Five Easy Pieces (15)
12 September - 14 September 2010
Cinema
Celebrating its 40th anniversary, this restoration of Five Easy Pieces brings back to our attention one of the most notable collaborations between Jack Nicholson and director Bob Rafelson. Nicholson personifies Bobby Dupea, and the difficult, awkward life of a gifted man who hasn't discovered a way to fully express his talent, or find his place in the world –and maybe never will. Bobby is a classic misfit – disillusioned about being a musician, unhappy as an oil rigger, and unable to make a commitment to his girlfriend, Rayette, who hopes for marriage. When he visits his family home on Puget Sound after a long absence, things don't get better; they get worse. Bobby hates the repressive atmosphere: his brother is unbearable, his father can't speak, and his sister is involved with his father's supercilious male nurse.
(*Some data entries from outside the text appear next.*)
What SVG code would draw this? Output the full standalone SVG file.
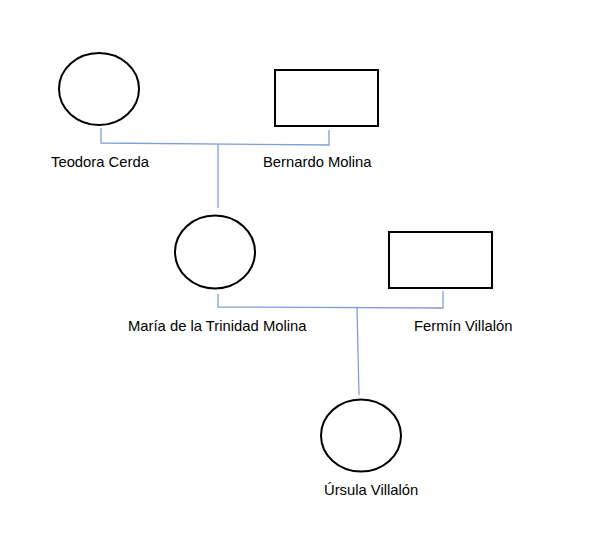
<svg xmlns="http://www.w3.org/2000/svg" width="605" height="546" viewBox="0 0 605 546">
<style>
.shape{fill:#fff;stroke:#000;stroke-width:2}
.conn{fill:none;stroke:#7f9fd9;stroke-width:1.3}
.lbl{font-family:"Liberation Sans",Arial,sans-serif;font-size:14.8px;fill:#000}
</style>
<rect width="605" height="546" fill="#fff"/>
<g id="connectors">
<polyline class="conn" points="101,128 101,143 329,145 329,130"/>
<line class="conn" x1="218" y1="144" x2="218" y2="208"/>
<polyline class="conn" points="218,294 218,307 443,308 443,291"/>
<line class="conn" x1="357" y1="308" x2="359" y2="395"/>
</g>
<g id="teodora">
<ellipse class="shape" cx="99" cy="89" rx="40" ry="36"/>
<text class="lbl" x="51" y="167">Teodora Cerda</text>
</g>
<g id="bernardo">
<rect class="shape" x="275" y="70" width="103" height="56"/>
<text class="lbl" x="263" y="167">Bernardo Molina</text>
</g>
<g id="maria">
<ellipse class="shape" cx="215" cy="252" rx="40" ry="36.5"/>
<text class="lbl" x="128" y="331">María de la Trinidad Molina</text>
</g>
<g id="fermin">
<rect class="shape" x="389" y="232" width="103" height="56"/>
<text class="lbl" x="414" y="331">Fermín Villalón</text>
</g>
<g id="ursula">
<ellipse class="shape" cx="361" cy="435.5" rx="40" ry="36"/>
<text class="lbl" x="324" y="495">Úrsula Villalón</text>
</g>
</svg>
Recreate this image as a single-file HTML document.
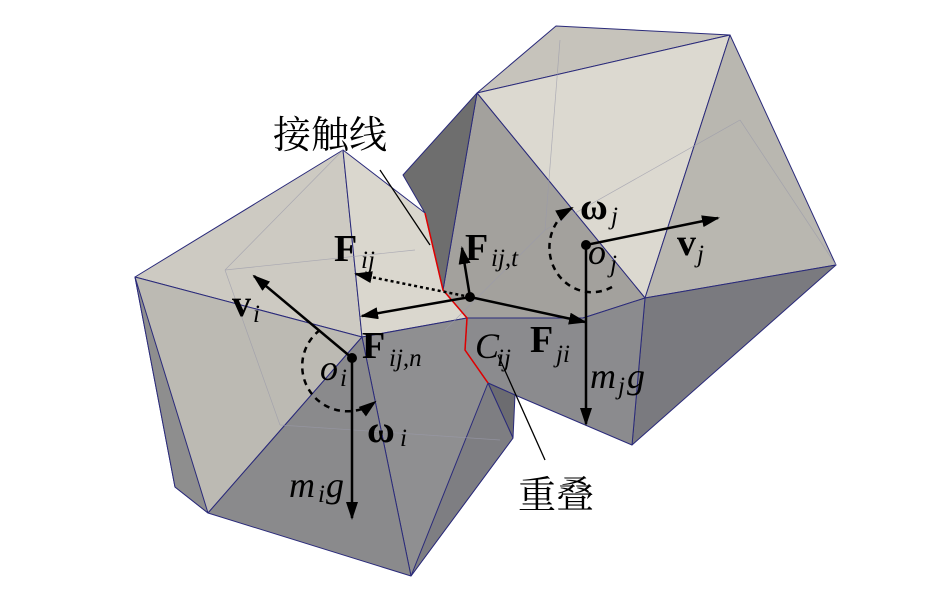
<!DOCTYPE html>
<html><head><meta charset="utf-8"><style>
html,body{margin:0;padding:0;background:#fff;}
svg{display:block;}
text{font-family:"Liberation Serif","Noto Serif CJK SC",serif;fill:#000;}
.b{font-weight:bold;font-size:38px;}
.s{font-style:italic;font-size:25px;}
.it{font-style:italic;font-size:36px;}
</style></head><body>
<svg width="944" height="590" viewBox="0 0 944 590" xmlns="http://www.w3.org/2000/svg">
<defs>
<marker id="ar2" markerWidth="18" markerHeight="12" refX="16" refY="6" orient="auto" markerUnits="userSpaceOnUse"><path d="M0,0 L18,6 L0,12 z" fill="#000"/></marker>
</defs>
<g stroke="#2a2a7a" stroke-width="1" stroke-linejoin="round">
<!-- right polyhedron (j) -->
<polygon points="477,93 556,26 730,35" fill="#c6c3bb"/>
<polygon points="477,93 730,35 645,298" fill="#dcd9d0"/>
<polygon points="730,35 836,265 645,298" fill="#b9b7b0"/>
<polygon points="836,265 632,445 645,298" fill="#7a7a7f"/>
<polygon points="477,93 645,298 583,318 467,318 443,290" fill="#a3a19d"/>
<polygon points="403,175 477,93 443,290 425,213" fill="#6e6e6e"/>
<polygon points="467,318 583,318 645,298 632,445 515,395 488,383 465,350" fill="#8b8b8e"/>
<!-- left polyhedron (i) -->
<polygon points="135,277 343,150 362,337" fill="#cdcac2"/>
<polygon points="343,150 425,213 443,290 467,318 362,337" fill="#dad7ce"/>
<polygon points="135,277 362,337 208,513 175,487" fill="#bcbab3"/>
<polygon points="135,277 208,513 175,487" fill="#8e8e8e"/>
<polygon points="362,337 467,318 465,350 488,383 513,438 411,576" fill="#8f8f91"/>
<polygon points="362,337 411,576 208,513" fill="#8a8a8c"/>
<polygon points="488,383 515,395 513,438" fill="#6c6c70"/>
<polygon points="513,438 411,576 488,383" fill="#7e7e82"/>
</g>
<g stroke="#9a9aaa" stroke-width="0.7" fill="none" opacity="0.7">
<line x1="225" y1="270" x2="415" y2="250"/><line x1="225" y1="270" x2="343" y2="150"/>
<line x1="225" y1="270" x2="280" y2="425"/><line x1="280" y1="425" x2="500" y2="440"/>
<line x1="560" y1="40" x2="545" y2="230"/><line x1="545" y1="230" x2="740" y2="120"/>
<line x1="740" y1="120" x2="836" y2="265"/><line x1="545" y1="230" x2="445" y2="330"/>
</g>
<polyline points="425,213 443,290 467,318 465,350 488,383" fill="none" stroke="#e00000" stroke-width="1.5"/>
<line x1="380" y1="170" x2="430" y2="245" stroke="#000" stroke-width="1.3"/>
<line x1="498" y1="355" x2="545" y2="460" stroke="#000" stroke-width="1.3"/>
<g stroke="#000" stroke-width="2.5" fill="none">
<line x1="470" y1="297" x2="356" y2="274" stroke-dasharray="3,3" marker-end="url(#ar2)"/>
<line x1="470" y1="297" x2="462" y2="248" marker-end="url(#ar2)"/>
<line x1="470" y1="297" x2="362" y2="316" marker-end="url(#ar2)"/>
<line x1="470" y1="297" x2="585" y2="322" marker-end="url(#ar2)"/>
<line x1="352" y1="358" x2="254" y2="276" marker-end="url(#ar2)"/>
<line x1="352" y1="358" x2="352" y2="518" marker-end="url(#ar2)"/>
<line x1="586" y1="245" x2="718" y2="218" marker-end="url(#ar2)"/>
<line x1="586" y1="245" x2="586" y2="424" marker-end="url(#ar2)"/>
<path d="M320,330 A45,45 0 0 0 375,402" stroke-dasharray="6,5" marker-end="url(#ar2)"/>
<path d="M612,287 A40,42 0 0 1 572,208" stroke-dasharray="6,5" marker-end="url(#ar2)"/>
</g>
<circle cx="470" cy="297" r="5"/><circle cx="352" cy="358" r="5"/><circle cx="586" cy="245" r="5"/>
<text x="273" y="148" font-size="38">接触线</text>
<text x="518" y="508" font-size="38">重叠</text>
<text x="334" y="261" class="b">F</text><text x="361" y="268" class="s">ij</text>
<text x="232" y="316" class="b">v</text><text x="253" y="322" class="s">i</text>
<text x="362" y="358" class="b">F</text><text x="389" y="366" class="s">ij,n</text>
<text x="320" y="380" class="it">o</text><text x="340" y="386" class="s">i</text>
<text x="367" y="442" class="b">ω</text><text x="400" y="446" class="s">i</text>
<text x="289" y="497" class="it">m</text><text x="318" y="502" class="s">i</text><text x="326" y="497" class="it">g</text>
<text x="465" y="260" class="b">F</text><text x="491" y="266" class="s">ij,t</text>
<text x="580" y="219" class="b">ω</text><text x="611" y="224" class="s">j</text>
<text x="677" y="255" class="b">v</text><text x="697" y="262" class="s">j</text>
<text x="588" y="264" class="it">o</text><text x="610" y="272" class="s">j</text>
<text x="475" y="358" class="it">C</text><text x="497" y="366" class="s">ij</text>
<text x="530" y="352" class="b">F</text><text x="556" y="362" class="s">ji</text>
<text x="590" y="388" class="it">m</text><text x="618" y="394" class="s">j</text><text x="627" y="388" class="it">g</text>
</svg>
</body></html>
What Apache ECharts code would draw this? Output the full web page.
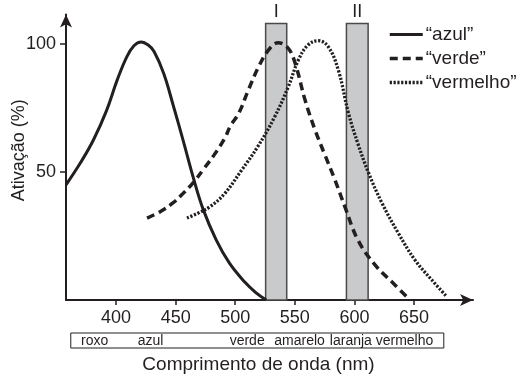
<!DOCTYPE html>
<html>
<head>
<meta charset="utf-8">
<script src="https://cdn.jsdelivr.net/npm/echarts@6/dist/echarts.min.js"></script>
<style>
html,body{margin:0;padding:0;background:#fff;}
#c{width:520px;height:380px;}
</style>
</head>
<body>
<div id="c"></div>
<script>
// ---- data ----
const wavelengthTicks = [400, 450, 500, 550, 600, 650];
const activationTicks = [50, 100];

const azul = [[358,45],[370,53.5],[381,62.5],[392,74],[401,86],[409,95],[415,99.3],[421,100.8],[427,99.6],[432,97],[440,88.5],[448,76],[456.5,62],[465,47.5],[473,35.5],[484,23.5],[495,14.5],[508,7],[517,3],[526,0]];
const verde = [[426,32],[437,34.5],[448,38],[457,42],[465,46],[474,51.5],[482,56.5],[491,63],[496,68],[503,73],[511,82],[519.5,91],[528,97.7],[536,100.5],[544.3,98.4],[550.2,92.6],[558.6,78.1],[567,66.4],[575.3,56.6],[583.7,46.9],[592.1,36.3],[603,23.4],[617.3,13.7],[634,5.9],[644,1.2]];
const vermelho = [[459.5,32],[469,34],[479,36.5],[491,41.5],[505,50.5],[519,60],[533,71.5],[544.5,83.3],[553,93.8],[561,99.6],[569.5,101.3],[578,99],[586.5,89.8],[595,73],[603,61],[612,49.5],[623,38],[637,26],[651,15.5],[665,7.8],[677.5,1.3]];

// highlighted bands: start nm, end nm, height %, label
const bandStart = [525.5, 593.3];
const bandEnd = [543.2, 611.5];
const bandTop = [108, 108];
const bandLabels = ['I', 'II'];

// colour names under the axis
const colorNames = ['roxo', 'azul', 'verde', 'amarelo', 'laranja', 'vermelho'];
const colorCenters = [382, 429, 510, 554, 597, 642];
const colorBoxRange = [362, 675];

const seriesNames = ['\u201cazul\u201d', '\u201cverde\u201d', '\u201cvermelho\u201d'];

// ---- chart ----
const ink = '#231f20';
const font = 'Liberation Sans, Arial, sans-serif';
const chart = echarts.init(document.getElementById('c'), null, {renderer: 'canvas'});

const bandData = bandStart.map((s, i) => [s, bandEnd[i], bandTop[i], bandLabels[i]]);
const lineStyles = [
  {color: ink, width: 3, type: 'solid'},
  {color: ink, width: 3.5, type: [8, 5]},
  {color: ink, width: 3.3, type: [2.2, 1.6]}
];

const option = {
  animation: false,
  backgroundColor: '#fff',
  color: [ink, ink, ink],
  textStyle: {fontFamily: font, color: ink},
  grid: {left: 66, right: 47, top: 14.6, bottom: 80, containLabel: false, outerBoundsMode: 'none'},
  legend: {
    orient: 'vertical',
    left: 383, top: 20,
    itemWidth: 33, itemHeight: 14, itemGap: 5,
    data: seriesNames.map((n, i) => ({name: n, lineStyle: lineStyles[i]})),
    itemStyle: {opacity: 0},
    textStyle: {fontFamily: font, fontSize: 19, color: ink, padding: [0, 0, 0, -2]},
    selectedMode: false
  },
  xAxis: {
    type: 'value', min: 358, max: 699.5,
    name: 'Comprimento de onda (nm)', nameLocation: 'middle', nameGap: 55,
    nameTextStyle: {fontFamily: font, fontSize: 19, color: ink, padding: [0, 22, 0, 0]},
    nameMoveOverlap: false,
    axisLine: {show: true, symbol: ['none', 'arrow'], symbolSize: [9, 13], lineStyle: {color: ink, width: 2}},
    axisTick: {show: true, customValues: wavelengthTicks, length: 5, lineStyle: {color: ink, width: 1.5}},
    axisLabel: {customValues: wavelengthTicks, fontSize: 18, color: ink, fontFamily: font, margin: 9},
    splitLine: {show: false}
  },
  yAxis: {
    type: 'value', min: 0, max: 111.5,
    name: 'Ativação (%)', nameLocation: 'middle', nameGap: 38, nameRotate: 90,
    nameMoveOverlap: false,
    nameTextStyle: {fontFamily: font, fontSize: 18, color: ink, padding: [0, 0, 0, 14]},
    axisLine: {show: true, symbol: ['none', 'arrow'], symbolSize: [9, 13], lineStyle: {color: ink, width: 2}},
    axisTick: {show: true, customValues: activationTicks, length: 6, lineStyle: {color: ink, width: 1.5}},
    axisLabel: {customValues: activationTicks, fontSize: 18, color: ink, fontFamily: font, margin: 10},
    splitLine: {show: false}
  },
  series: [
    {
      type: 'custom', z: 1, silent: true,
      data: bandData,
      renderItem: function (params, api) {
        const p0 = api.coord([api.value(0), api.value(2)]);
        const p1 = api.coord([api.value(1), 0]);
        return {
          type: 'group',
          children: [
            {type: 'rect', shape: {x: p0[0], y: p0[1], width: p1[0] - p0[0], height: p1[1] - p0[1]},
             style: {fill: '#c9cacc', stroke: '#4a4a4a', lineWidth: 1.5}},
            {type: 'text', style: {text: bandData[params.dataIndex][3], x: (p0[0] + p1[0]) / 2, y: p0[1] - 3,
             align: 'center', verticalAlign: 'bottom', fontSize: 18, fontFamily: font, fill: ink}}
          ]
        };
      }
    },
    {name: seriesNames[0], type: 'line', z: 3, data: azul, smooth: 0.4, symbol: 'none', lineStyle: lineStyles[0]},
    {name: seriesNames[1], type: 'line', z: 3, data: verde, smooth: 0.4, symbol: 'none', lineStyle: lineStyles[1]},
    {name: seriesNames[2], type: 'line', z: 3, data: vermelho, smooth: 0.4, symbol: 'none', lineStyle: lineStyles[2]}
  ]
};
chart.setOption(option);

// colour band box below the axis
const px = v => chart.convertToPixel({xAxisIndex: 0}, v);
const boxL = px(colorBoxRange[0]), boxR = px(colorBoxRange[1]);
const graphics = [{
  type: 'rect', shape: {x: boxL, y: 333, width: boxR - boxL, height: 15},
  style: {fill: 'none', stroke: ink, lineWidth: 1}
}];
colorNames.forEach((n, i) => {
  graphics.push({type: 'text', style: {text: n, x: px(colorCenters[i]), y: 341, align: 'center', verticalAlign: 'middle',
    fontSize: 14, fontFamily: font, fill: ink}});
});
chart.setOption({graphic: graphics});
</script>
</body>
</html>
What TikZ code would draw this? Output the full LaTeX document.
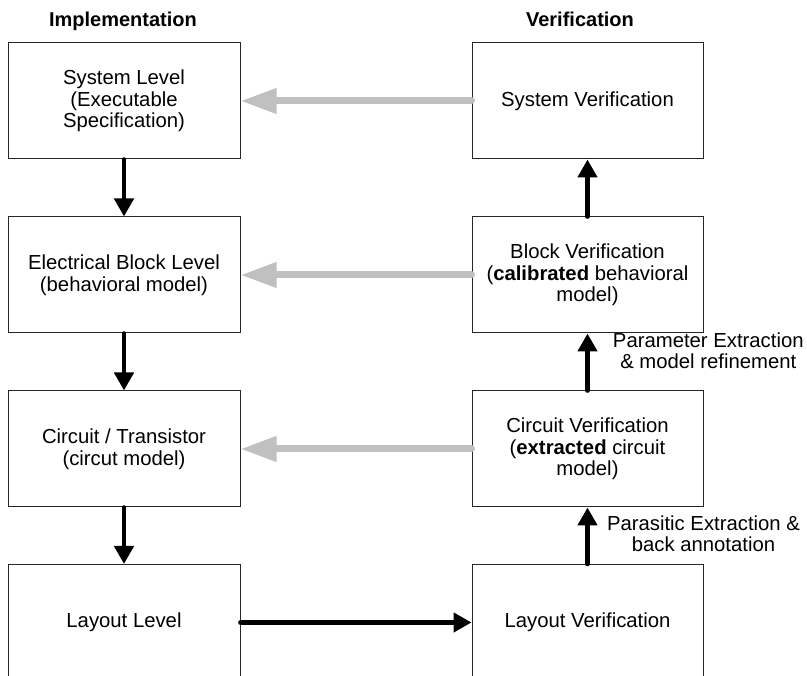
\documentclass[tikz,border=0pt]{standalone}
\usepackage{fontspec}
\setmainfont{Liberation Sans}
\usetikzlibrary{arrows.meta}
\definecolor{arrgray}{RGB}{192,192,192}
\begin{document}
\begin{tikzpicture}[x=1pt,y=1pt,
  txt/.style={font=\fontsize{20.3}{21.5}\selectfont, align=center},
  lbox/.style={txt, draw=black!85, line width=1pt, minimum width=232pt, minimum height=116pt, inner sep=0pt},
  rbox/.style={lbox, minimum width=231pt},
  hdr/.style={font=\fontsize{20}{24}\selectfont\bfseries, anchor=base},
  blk/.style={line width=4.6pt, line cap=round, -{Triangle[length=18pt,width=19pt]}},
  gry/.style={draw=arrgray, line width=7pt, line cap=round, -{Triangle[length=36pt,width=24pt]}},
  lab/.style={txt}
]
\path[use as bounding box, clip] (0,0) rectangle (807,-676);
\fill[white] (0,0) rectangle (807,-676);

\node[hdr] (himp) at (123,-26.7) {Implementation};
\node[hdr] (hver) at (580,-26.7) {Verification};

\node[lbox] (sl) at (124,-101) {System Level\\(Executable\\Specification)};
\node[lbox] (el) at (124,-275) {Electrical Block Level\\(behavioral model)};
\node[lbox] (cl) at (124,-449) {Circuit / Transistor\\(circut model)};
\node[lbox] (ll) at (124,-622.5) {Layout Level};

\node[rbox] (sv) at (587.5,-101) {System Verification};
\node[rbox] (bv) at (587.5,-275) {Block Verification\\(\textbf{calibrated} behavioral\\model)};
\node[rbox] (cv) at (587.5,-449) {Circuit Verification\\(\textbf{extracted} circuit\\model)};
\node[rbox] (lv) at (587.5,-622.5) {Layout Verification};

\node[lab] (pe) at (708.3,-350.5) {Parameter Extraction\\\& model refinement};
\node[lab] (pa) at (703.5,-533.6) {Parasitic Extraction \&\\back annotation};

\draw[blk] (sl.south) -- (el.north);
\draw[blk] (el.south) -- (cl.north);
\draw[blk] (cl.south) -- (ll.north);
\draw[blk] (ll.east) -- (lv.west);
\draw[blk] (lv.north) -- (cv.south);
\draw[blk] (cv.north) -- (bv.south);
\draw[blk] (bv.north) -- (sv.south);

\draw[gry] (sv.west) -- (sl.east);
\draw[gry] (bv.west) -- (el.east);
\draw[gry] (cv.west) -- (cl.east);
\end{tikzpicture}
\end{document}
When Bobby sets his sights on his brother's fiancée, Catherine Van Oost (movingly played by the beautiful Susan Anspach), things seem like they might improve, until Rayette arrives and Bobby realises he is caught in a collision between his two lives.
Featuring the wonderful work of cinematographer Laszlo Kovacs, and a soundtrack that skilfully offsets Tammy Wynette with Chopin, Five Easy Pieces is a terrific example of the kind of quality filmmaking which emerged from the USA in the 1970s which explored love, loss and the burden of the American dream.